Kamis, 08 Januari 2009

Renungan

Kesempurnaan dan Wujud

Merenungi keindahan alam, lebur dalam Ke-Indahan dan Ke-Sempurnaan Zat-Nya, al-faqir berfikir tentang apa makna kesempurnaan. Sesuatu disebut sempurna jika ia memiliki kesempurnaan. Kesempurnaan sulit didefinisikan, jika pun mungkin. Tapi sekurangnya, ada syarat mesti sesuatu disebut sempurna, yaitu tidak membutuhkan apa pun selain dirinya sendiri. Karena sesuatu disebut sempurna jika memiliki kesempurnaan, maka pasti kesempurnaan itu sendiri sesuatu yang sempurna, karena sesuatu pasti memiliki dirinya sendiri. Karena itu jika kita meninjau kesempurnaan qua kesempurnaan, pasti ia tidak membutuhkan apa pun selain dirinya sendiri. Tidak membutuhkan dari segala modalitas (sudut pandang) apa pun yang mungkin.

Karena itu Kesempurnaan mesti-lah identik dengan Wujud (Keberadaan) itu sendiri.

Kenapa? Karena jika Kesempurnaan tidak identik dengan Wujud, maka ia mebutuhkan sebab untuk maujud. Karena ia membutuhkan sebab untuk maujud, maka ia tidak sempurna. Karena ia tidak sempurna, maka ia pasti ia bukan-lah Kesempurnaan. Ini suatu kontradiksi. Jadi Kesempurnaan harus identik dengan Wujud.

Atau, dengan kata lain, Kesempurnaan adalah Hakikat Zat-Nya. Karena Wujud adalah hakikat Zat-Nya.

Dan, benar bahwa Kesempurnaan tidak mungkin didefinisikan. Karena Wujud tidak dapat didefinisikan.

Dan, Kesempurnaan itu basith (sederhana, tidak tersusun). Karena mustahil bagi Wujud bersifat tidak basith.

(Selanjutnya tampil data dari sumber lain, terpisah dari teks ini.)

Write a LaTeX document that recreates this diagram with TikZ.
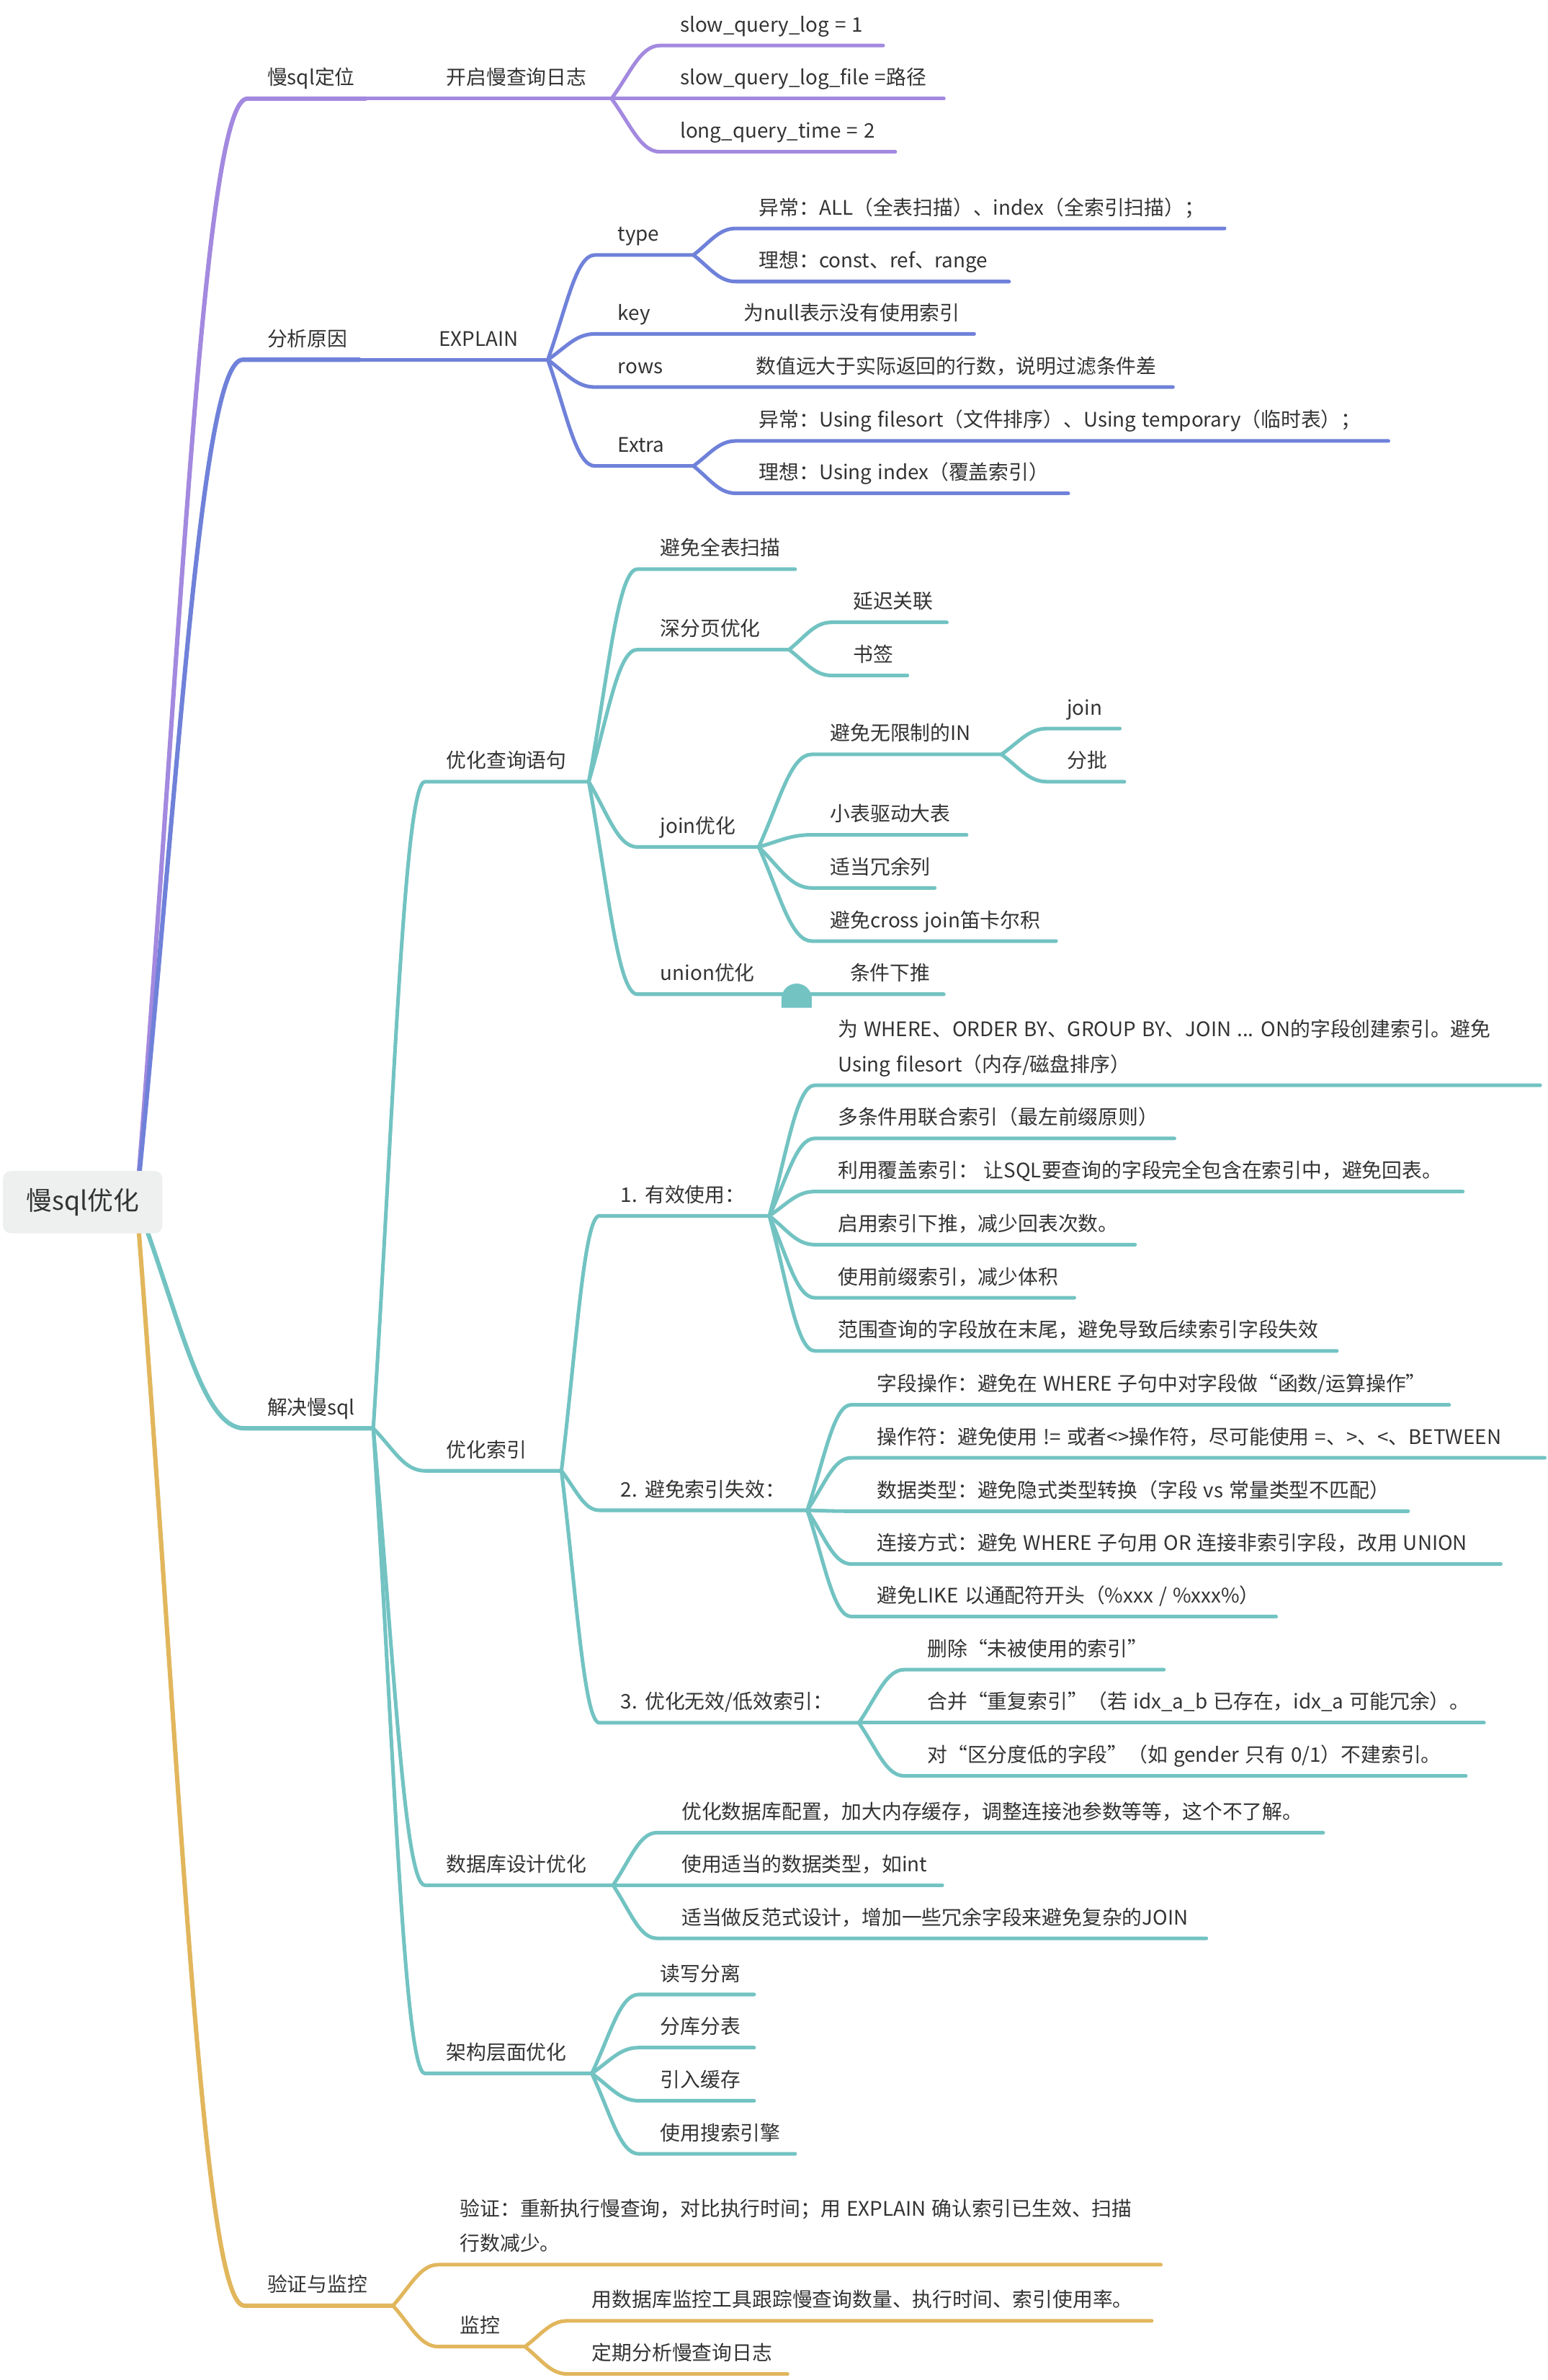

Mungkin banyak hikmah yang akan tercurah bagi kita untuk merenungi saduran kutipan dari “40-Hadits” Imam Sayyid Ruhullah Al-Musawi Khomeini, pada saat beliau menjelaskan hadis ke-36 tentang Sifat Zattiyyah Allah Swt;

“Dengan demikian, maka jika Allah Swt. itu sederhana dan sempurna, dan jauh dari sesuatu yang menjadi keniscayaan makhluk,- yang butuh dan memerlukan sesuatu yang lain-, maka Allah Swt sempurna dilihat dari semua sisi, mencakup semua nama dan sifat, hakikat yang asli, dan Wujud yang badihi yang tidak dimasuki ketiadaan,Wujud yang di dalamnya tidak bercampur antara yang sempurna dan tidak sempurna. Dengan demikian, Allah adalah Wujud yang hakiki. Sebab, kalau sekiranya ketiadaan masuk ke dalamnya, pasti terbentuk kekurangan sesuatu yang tersusun (tidak basith), yaitu hubungan antara ketersusunan Wujud dengan al-‘adam (ketiadaan). Dia Mengetahui, Hidup, Berkuasa, Melihat, Mendengar dalam arti hakiki. Berdasarkan alasan ini, maka benarlah Imam Ash-Shadiq (a.s.) ketika beliau bersabda, “ Mengetahui adalah Zat-Nya. Berkuasa, Mendengar, dan Melihat adalah Zat-Nya.” (Catatan : Kutipan diambil dari terjemah ke dalam bahasa Indonesia oleh Penerbit Mizan. Tapi beberapa kalimat dirubah oleh al-faqir, hanya untuk memperjelas arti kutipan, karena terjemahan sama sekali tidak jelas), wallohu a’lam.